The overlap between wood and candles wasn't obvious at first. They don't live in the same section of any store. But they live in the same room — and more than that, they share something harder to name. The warmth. The materiality. The sense that something was made by hand rather than produced at scale. Once that clicked, the question stopped being "why these two things" and started being "why would anyone separate them."
What We Were Trying to Build
We weren't trying to start a candle company. We weren't trying to start a woodworking business. We were trying to build something cohesive — where every object in the line belonged to the same world and carried the same character. The handcrafted candle and the hand-finished hardwood lid aren't two products; they're one object. The tray underneath isn't an accessory; it's part of how the candle lives in a space.
We make 100% soy wax candles with natural wood wicks, poured into black glass jars and finished with hand-routed, locally sourced hardwood lids. The fragrance oils are phthalate-free and skin-safe — sourced as individual oils and blended by us to hit a specific scent brief we write ourselves. Every pour is small-batch.

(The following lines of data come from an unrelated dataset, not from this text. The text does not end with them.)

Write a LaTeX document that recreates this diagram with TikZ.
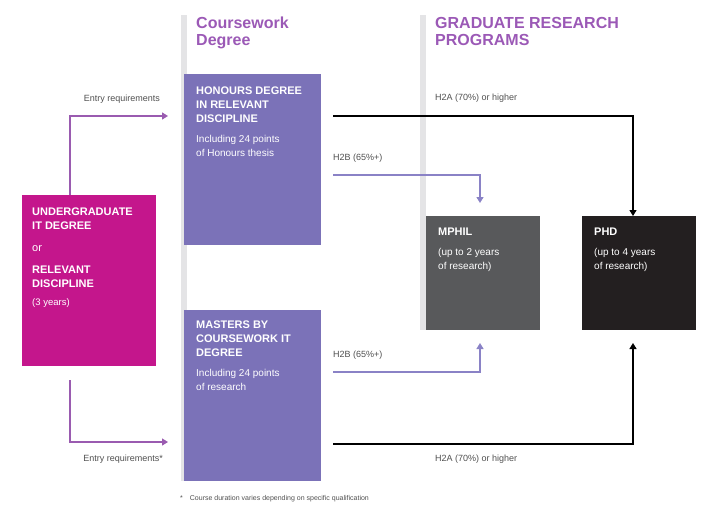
\documentclass[tikz,border=0pt]{standalone}
\usepackage{fontspec}
\setmainfont{Liberation Sans}
\usetikzlibrary{arrows.meta}
\definecolor{mag}{HTML}{C4168C}
\definecolor{purp}{HTML}{7B72B8}
\definecolor{lpurp}{HTML}{8A82C6}
\definecolor{epurp}{HTML}{9A5BB0}
\definecolor{mgray}{HTML}{58595B}
\definecolor{dk}{HTML}{231F20}
\definecolor{hd}{HTML}{9B59B6}
\definecolor{bar}{HTML}{E4E4E6}
\definecolor{txt}{HTML}{505050}
\begin{document}
\begin{tikzpicture}[x=1pt,y=-1pt,
 box/.style={draw=none,inner sep=0pt,anchor=north west},
 wt/.style={text=white,align=left,anchor=north west,inner sep=0pt,font=\fontsize{11}{14}\selectfont},
 lbl/.style={text=txt,font=\fontsize{9}{11}\selectfont,inner sep=0pt},
 head/.style={text=hd,font=\fontsize{16}{17}\selectfont\bfseries,align=left,anchor=north west,inner sep=0pt},
 arr/.style={-{Triangle[length=6pt,width=7pt]},line width=1.3pt}]
\useasboundingbox (0,0) rectangle (720,520);
\fill[bar] (181,15) rectangle (187,481);
\fill[bar] (420,15) rectangle (426,330);
\node[head] (h1) at (196,17) {Coursework\\Degree};
\node[head] (h2) at (435,17) {GRADUATE RESEARCH\\PROGRAMS};
\node[box,fill=mag,minimum width=134,minimum height=171] (ug) at (22,195) {};
\node[box,fill=purp,minimum width=137,minimum height=171] (hon) at (184,74) {};
\node[box,fill=purp,minimum width=137,minimum height=171] (mas) at (184,310) {};
\node[box,fill=mgray,minimum width=114,minimum height=114] (mph) at (426,216) {};
\node[box,fill=dk,minimum width=114,minimum height=114] (phd) at (582,216) {};
\node[wt] (tug) at (32,208) {\textbf{UNDERGRADUATE}\\\textbf{IT DEGREE}\\[8pt]or\\[8pt]\textbf{RELEVANT}\\\textbf{DISCIPLINE}\\[4pt]{\fontsize{9.5}{12}\selectfont(3 years)}};
\node[wt] (thon) at (196,87) {\textbf{HONOURS DEGREE}\\\textbf{IN RELEVANT}\\\textbf{DISCIPLINE}\\[6pt]{\fontsize{10}{13}\selectfont Including 24 points}\\{\fontsize{10}{13}\selectfont of Honours thesis}};
\node[wt] (tmas) at (196,321) {\textbf{MASTERS BY}\\\textbf{COURSEWORK IT}\\\textbf{DEGREE}\\[6pt]{\fontsize{10}{13}\selectfont Including 24 points}\\{\fontsize{10}{13}\selectfont of research}};
\node[wt] (tmph) at (438,228) {\textbf{MPHIL}\\[6pt]{\fontsize{10}{13}\selectfont (up to 2 years}\\{\fontsize{10}{13}\selectfont of research)}};
\node[wt] (tphd) at (594,228) {\textbf{PHD}\\[6pt]{\fontsize{10}{13}\selectfont (up to 4 years}\\{\fontsize{10}{13}\selectfont of research)}};
% entry arrows
\coordinate (e1) at (168,116);
\coordinate (e2) at (168,442);
\draw[arr,epurp] (ug.north west -| 70,0) ++(0,0) |- (e1);
\draw[arr,epurp] (70,380) |- (e2);
\node[lbl,anchor=south east] (l1) at (160,104) {Entry requirements};
\node[lbl,anchor=north east] (l2) at (163,455) {Entry requirements*};
% progression
\coordinate (a1) at (333,116);
\coordinate (a2) at (333,175);
\coordinate (a3) at (333,372);
\coordinate (a4) at (333,444);
\draw[arr,black] (a1) -| (phd.north -| 633,0);
\draw[arr,lpurp] (a2) -| (480,203);
\draw[arr,lpurp] (a3) -| (480,343);
\draw[arr,black] (a4) -| (633,343);
\node[lbl,anchor=south west] (l3) at (435,103) {H2A (70\%) or higher};
\node[lbl,anchor=south west] (l4) at (333,163) {H2B (65\%+)};
\node[lbl,anchor=south west] (l5) at (333,360) {H2B (65\%+)};
\node[lbl,anchor=north west] (l6) at (435,455) {H2A (70\%) or higher};
\node[lbl,anchor=west,font=\fontsize{7}{9}\selectfont] (fn) at (180,499) {*\quad Course duration varies depending on specific qualification};
\end{tikzpicture}
\end{document}
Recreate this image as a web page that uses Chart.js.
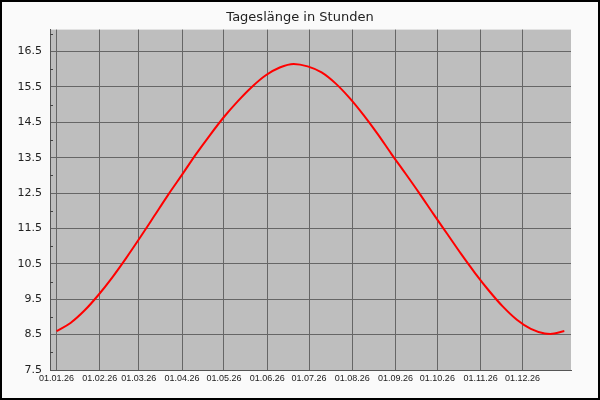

Every lid goes through the CNC and then through a hand-finishing process using natural tung oil. Steve and Daniela do all of this together, themselves, in Plainview, New York.
What Small-Batch Actually Means Here
We use the phrase "small-batch" because it's accurate, but it means something specific to us. It doesn't mean "artisan-sounding." It means that Steve cuts and routes every lid on a Shapeoko CNC from locally sourced hardwood — red oak from Long Island lumber yards, sapele for trays, cherry for select pieces. It means that Steve and Daniela pour every candle together. It means that each candle cures for at least two weeks before we burn-test it, and we burn it through its full life before a scent earns a permanent place in the line.
That's the process. It's slower than it could be. That's the point.
What Emberwood & Hearth Is Now
We're based in Plainview, NY, on Long Island. We sell through our online store at emberwoodandhearth.com and at local farmers markets. The operation is intentionally lean — no outside production, no outsourced finishing, no scent formulations developed by a supplier. Everything that carries our name went through our hands.
It's still early. The line is small and we're learning constantly. But the core of what we set out to build is already there: a small-batch candle brand where the woodwork and the candles belong to the same story, and where every piece carries the same standard regardless of which craft produced it.
We started this because we wanted to make things worth keeping. That hasn't changed.